In the company of criminals
HEREIN LIES a fundamental truth of crime in St Vincent and the Grenadines: far too many of us have become acclimatised to the presence of crime and violence in our midst.
This adjustment expresses itself in many ways. Some of us have altered our daily routines to make ourselves less of a target for criminals. Others have become so inured to the violence that their capacity to be shocked is increasingly diminished as each week brings new stories of violence. But worst of all, too many of our people have become both witting and unwitting accomplices to these criminals.
None of our nation’s criminals is an island. Each and every one of them has a cohort of friends, family, and allies who are undoubtedly aware of their criminal conduct. In a moral universe that makes clear distinctions between right and wrong, these men and women would spurn the company of criminals. They would refuse to share in the profits of criminal conduct. And they would share with the police the truth that would allow us to put the criminals where criminals belong: behind bars.
We cannot be secure in our homes if some of our people provide safe space for criminals to escape the reach of the law. To withhold information on criminal activity may not be against the law, but offering it up to the police is a moral necessity. A conspiracy of silence obviously benefits the criminal. Equally obvious, it harms the nation. Hence to stay silent and close one eyes to wrong doing makes one complicit in the evil that flows from the guns of criminals.
Vincentians must accept that in the matter of crime and violence, we are the masters of our fate. We choose our friends. And we can unfriend them. We must recognize that social companionship is a critical tool that all societies use to regulate human behaviour. In choosing the companionship of criminals, we give them legitimacy.
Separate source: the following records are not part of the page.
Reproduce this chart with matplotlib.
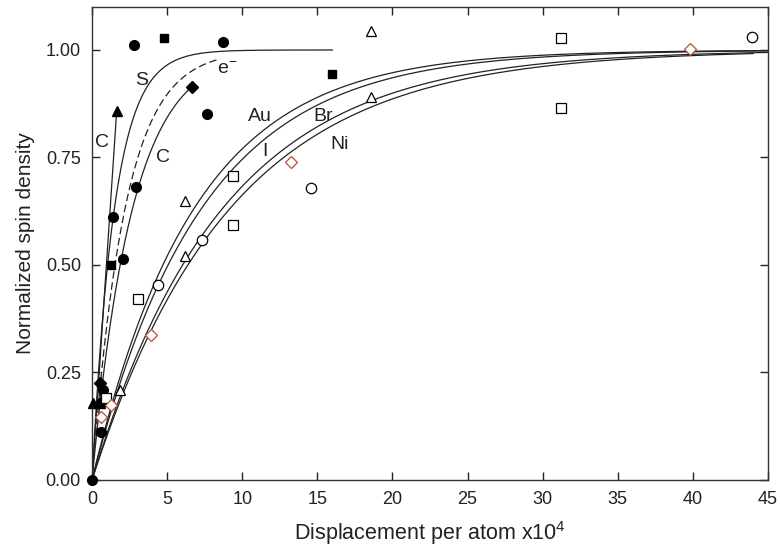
import matplotlib
matplotlib.use("Agg")
import matplotlib.pyplot as plt
import numpy as np
from matplotlib.ticker import FormatStrFormatter, MultipleLocator

plt.rcParams['font.family'] = ['Liberation Sans', 'DejaVu Sans']
plt.rcParams['mathtext.fontset'] = 'custom'
plt.rcParams['mathtext.rm'] = 'Liberation Sans'
plt.rcParams['mathtext.default'] = 'regular'


# measured points (displacement per atom x1e4, normalized spin density)
filled_circle_x = [0.0, 0.6, 0.6, 0.71, 1.42, 2.09, 2.93, 2.8, 7.64, 8.69]
filled_circle_y = [0.0, 0.112, 0.178, 0.21, 0.612, 0.514, 0.681, 1.012, 0.851, 1.019]

filled_square_x = [1.24, 4.8, 16.0]
filled_square_y = [0.5, 1.027, 0.944]

filled_diamond_x = [0.55, 6.64]
filled_diamond_y = [0.225, 0.913]

filled_triangle_x = [0.04, 0.5, 1.64]
filled_triangle_y = [0.178, 0.18, 0.858]

open_triangle_x = [1.87, 6.2, 6.2, 18.6, 18.6]
open_triangle_y = [0.21, 0.649, 0.522, 1.043, 0.89]

open_square_x = [0.93, 3.09, 9.36, 9.36, 31.2, 31.2]
open_square_y = [0.19, 0.421, 0.707, 0.594, 1.027, 0.864]

open_circle_x = [4.36, 7.31, 14.6, 43.9]
open_circle_y = [0.453, 0.558, 0.678, 1.031]

open_diamond_x = [0.6, 1.27, 3.93, 13.27, 39.8]
open_diamond_y = [0.147, 0.175, 0.338, 0.74, 1.002]

# saturation curves 1 - exp(-x/tau): time constant and last x of each curve
curve_tau = [1.49, 2.7, 6.8, 7.3, 8.7, 9.2]
curve_end = [16.0, 6.64, 45.0, 45.0, 45.0, 44.0]
e_tau = 2.2
e_end = 8.4

# straight carbon line
cline_x = [0.0, 1.64]
cline_y = [0.0, 0.858]

labels = ['C', 'S', 'e$^{-}$', 'C', 'Au', 'I', 'Br', 'Ni']
label_x = [0.65, 3.3, 9.0, 4.75, 11.2, 11.5, 15.4, 16.5]
label_y = [0.785, 0.93, 0.956, 0.75, 0.846, 0.765, 0.846, 0.78]


fig = plt.figure(figsize=(7.8, 5.5), dpi=100)
ax = fig.add_axes([0.118, 0.1273, 0.8667, 0.86])

lc = '#222222'
for tau, end in zip(curve_tau, curve_end):
    xs = np.linspace(0, end, 400)
    ax.plot(xs, 1 - np.exp(-xs / tau), color=lc, lw=0.9)

xs = np.linspace(0, e_end, 300)
ax.plot(xs, 1 - np.exp(-xs / e_tau), color=lc, lw=0.9, dashes=(6, 3))

ax.plot(cline_x, cline_y, color=lc, lw=0.9)

# markers may sit on the spines, so don't clip them
mk = dict(ls='none', zorder=3, clip_on=False)
ax.plot(filled_circle_x, filled_circle_y, 'o', color='black', ms=7, **mk)
ax.plot(filled_square_x, filled_square_y, 's', color='black', ms=6, **mk)
ax.plot(filled_diamond_x, filled_diamond_y, 'D', color='black', ms=6, **mk)
ax.plot(filled_triangle_x, filled_triangle_y, '^', color='black', ms=7, **mk)

ax.plot(open_triangle_x, open_triangle_y, '^', mfc='white', mec='black', mew=0.9, ms=7.5, **mk)
ax.plot(open_square_x, open_square_y, 's', mfc='white', mec='black', mew=0.9, ms=6.5, **mk)
ax.plot(open_circle_x, open_circle_y, 'o', mfc='white', mec='black', mew=0.9, ms=7.5, **mk)
ax.plot(open_diamond_x, open_diamond_y, 'D', mfc='white', mec='#b0503a', mew=0.9, ms=6, **mk)

for t, x, y in zip(labels, label_x, label_y):
    ax.text(x, y, t, fontsize=14, ha='center', va='center', color='#222222')

ax.set_xlim(0, 45)
ax.set_ylim(0, 1.1)
ax.xaxis.set_major_locator(MultipleLocator(5))
ax.yaxis.set_major_locator(MultipleLocator(0.25))
ax.yaxis.set_major_formatter(FormatStrFormatter('%.2f'))
ax.tick_params(direction='in', length=6, width=1, top=True, right=True,
               labelsize=13, colors='#222222', pad=8)

for s in ax.spines.values():
    s.set_linewidth(1.0)
    s.set_color('#333333')

ax.set_xlabel('Displacement per atom x10$^{4}$', fontsize=15.5, color='#222222', labelpad=8)
ax.set_ylabel('Normalized spin density', fontsize=15, color='#222222', labelpad=8)

fig.savefig('out.png', dpi=100)
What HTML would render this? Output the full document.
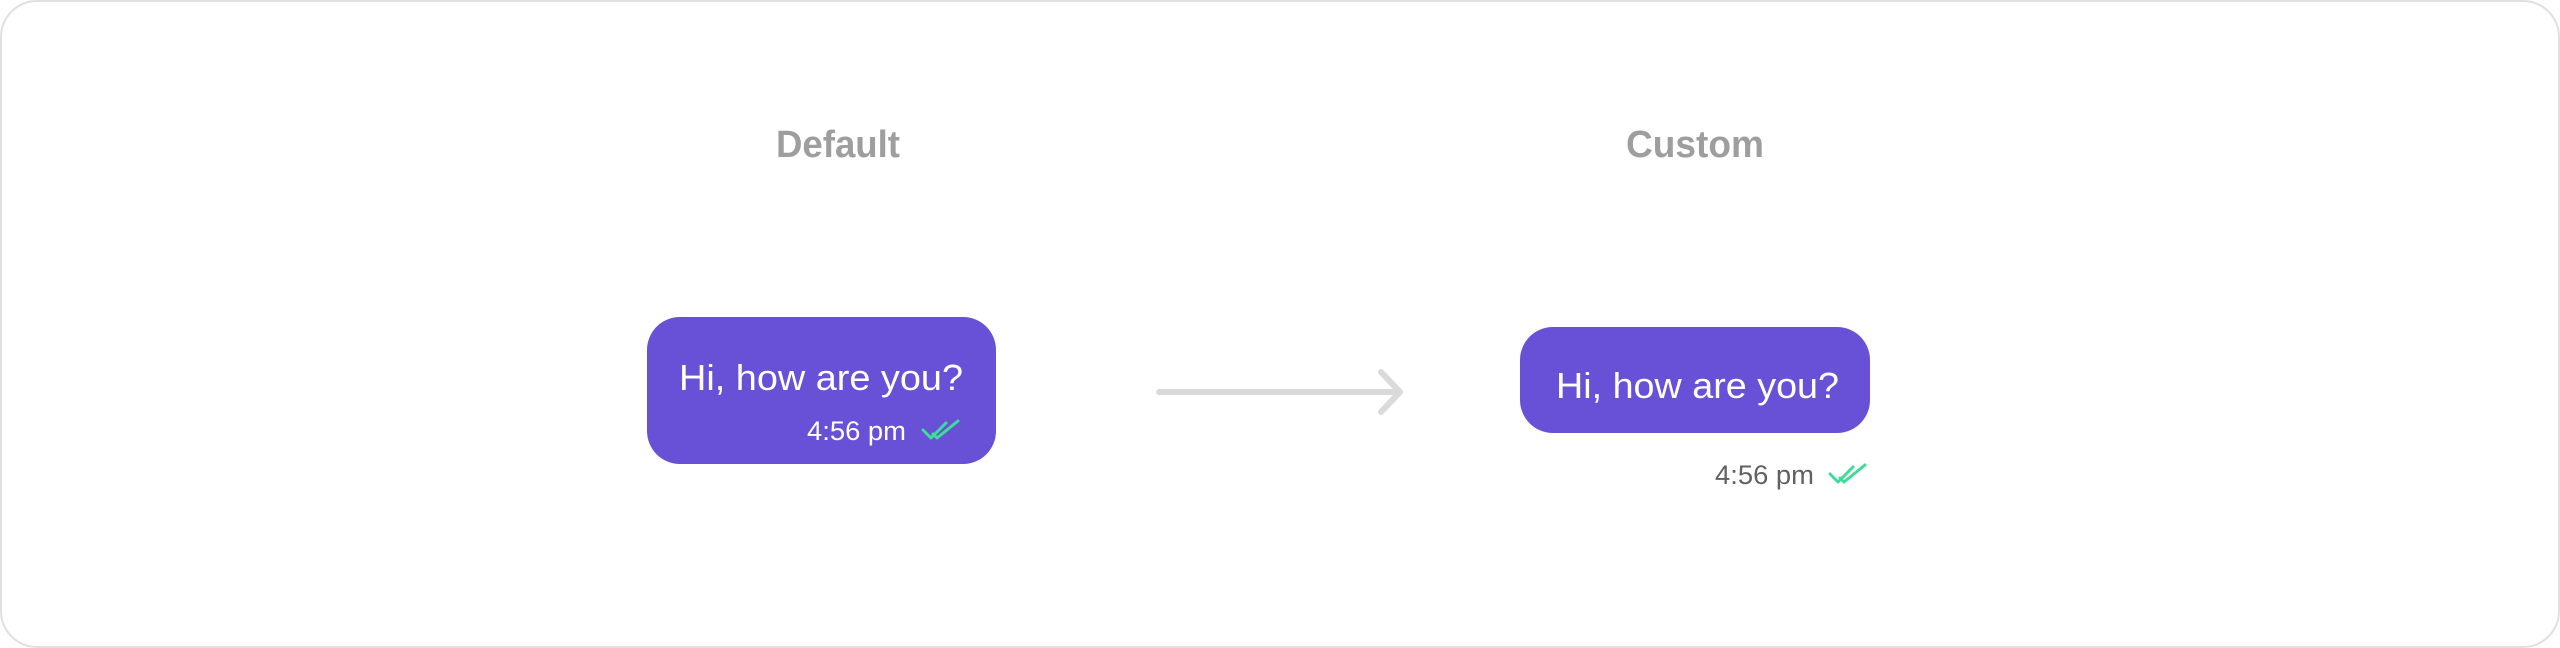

In rejecting their companionship, we refuse to compromise our own moral standards, we refuse to be complicit in their assault on the well-being of St Vincent and the Grenadines. The government must of course continue to use all legal instruments at its disposal to fight crime. And undoubtedly the churches and non governmental organizations all have roles to play in helping us on this path. But in this moment of crisis, we must invoke the wisdom of our grandparents: you are known by the company you keep. We corrupt our moral compass when we share the company or protect the identity of the depraved who live among us.